This episode comes from an early review of Alter’s book, which hits stores today. The book sets out to explain how Obama went from a 2010 midterm whipping at the hands of Republicans to a successful 2012 re-election bid. While a worthy subject, the bigger question (and the one with implications for the nation) deals with the inability of a Democratic president and Republican members of Congress to find common ground.
When Obama took office in early 2009, the economy was in awful shape. Americans suffering in the middle of the Great Recession needed immediate help from their government.
Yet, Republicans immediately made a show of wanting to end Obama’s presidency after one term (“the most important thing we want to achieve,” in the words of Mitch McConnell, the top Republican in the Senate).
From the start, Obama could not break through the wall of inaction. Was he incapable of granting the Republicans a brand of Washington duality — allowing them to (a.) talk tough and (b.) quietly negotiate at the same time?
Washington observers have cited any number of former chief executives — Bill Clinton, Ronald Reagan, Lyndon Johnson — as positive examples of how a president can cajole, bargain, harass or charm the loyal opposition to the bargaining table. Invite them to the White House, the pundits advise, wine ‘em, dine ‘em, make ‘em feel special. No matter what, don’t take all the rhetoric personal.
Whether Obama has thick skin or thin skin or whether he lacks the warm personality to persuade the opposition to drop its guard, it’s obvious he hasn’t been able to bridge the divide.
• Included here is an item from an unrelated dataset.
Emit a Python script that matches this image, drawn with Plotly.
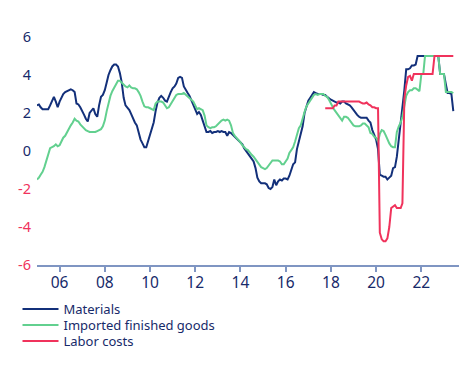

Some observers note that Republican opposition may be doing more than merely playing to the cameras. The constituents who voted those Republicans into Congress possess a genuine dislike of Obama; hatred may be a better word. Polling consistently shows that Republican intensity is at such a fever pitch that even four-plus years into his presidency Obama is still considered an illegitimate occupant of the White House. Given this, few Republicans are willing to sell bipartisanship to the folks back home. As House Speaker John Boehner, R-Ohio, made clear in a 60 Minutes interview in 2010, compromise is a dirty word.
The silver lining in this cloud, if there is one, is that the nation is no less challenged than it was when Obama became the 44th U.S. president. Republicans and Democrats don’t lack for incentives to work together to tackle employment, the economy, the future of energy production or climate change, to cite a few examples. They do lack grassroots pressure to get them moving.